The terms within a syntagm acquire VALUE only
because they stand in opposition to everything before or after them. Each
term IS something because it is NOT something else in the sequence. Again,
think of coins: a dime is a dime because it's not a quarter or a nickel
or a penny or a $100 bill.
SYNTAGMATIC relations are most crucial in written
and spoken language, in DISCOURSE, where the ideas of time, linearity,
and syntactical meaning are important. There are other kinds of relations
that exist outside of discourse.
Signs are stored in your memory, for example,
not in syntagmatic links or sentences, but in ASSOCIATIVE groups. The word
"education", for example, may get linked, not to verbs and adjectives,
but to other words that end in "-tion":education, relation, association,
deification. You may store the word education" with other words that have
similar associations: education, teacher, textbook, college, expensive.

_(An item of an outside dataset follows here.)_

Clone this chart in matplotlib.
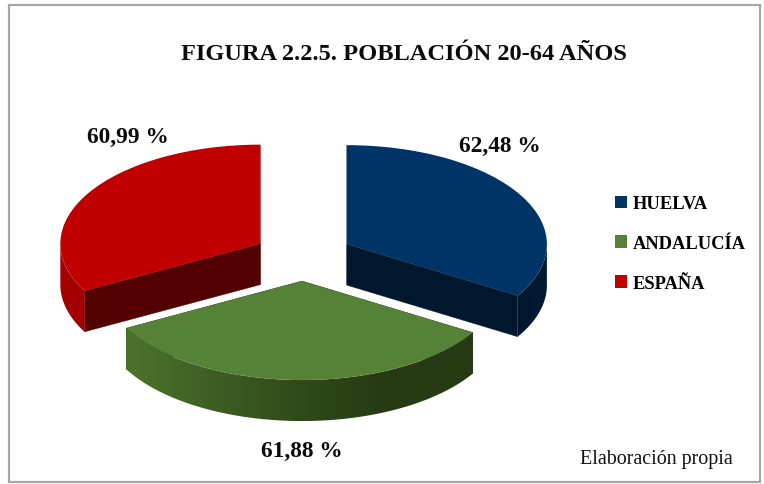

Or you may store words in what looks like a completely random set of linkages:
education, baseball, computer games, psychoanalysis (things I like). The
idea of ASSOCIATIVE groups or linkages makes me think of pigeonholes, and
what pigeonholes I put certain words or ideas in; when I pull out that
word or idea, all the other things in that pigeonhole come tumbling out
with it.
ASSOCIATIVE relations are only in your head, not in the structure of language itself, whereas SYNTAGMATIC relations are a product of linguistic structure.
Think of the columns of a building (or the rods
in a Tinker-Toy "building"). The columns form syntagmatic, or structural,
relation when you think about where in the building the columns are, what
they support, what they're connected to. The columns form associative relations
when you think of what else the columns make you think of: phallic symbols,
rockets, popsicles, or whatever.
syntagmatic relations are important because they allow for new words--neologisms--to arise and be recognized and accepted into a linguistic community. "To office," for example (now used in a Kinko's commercial) has meaning because the noun "office" can be moved to the position of verb, and take on a new syntagmatic position and relation to other words. Associative relations are important because they break patterns established in strictly grammatical/linear (syntagmatic) relations and allow for metaphoric expressions.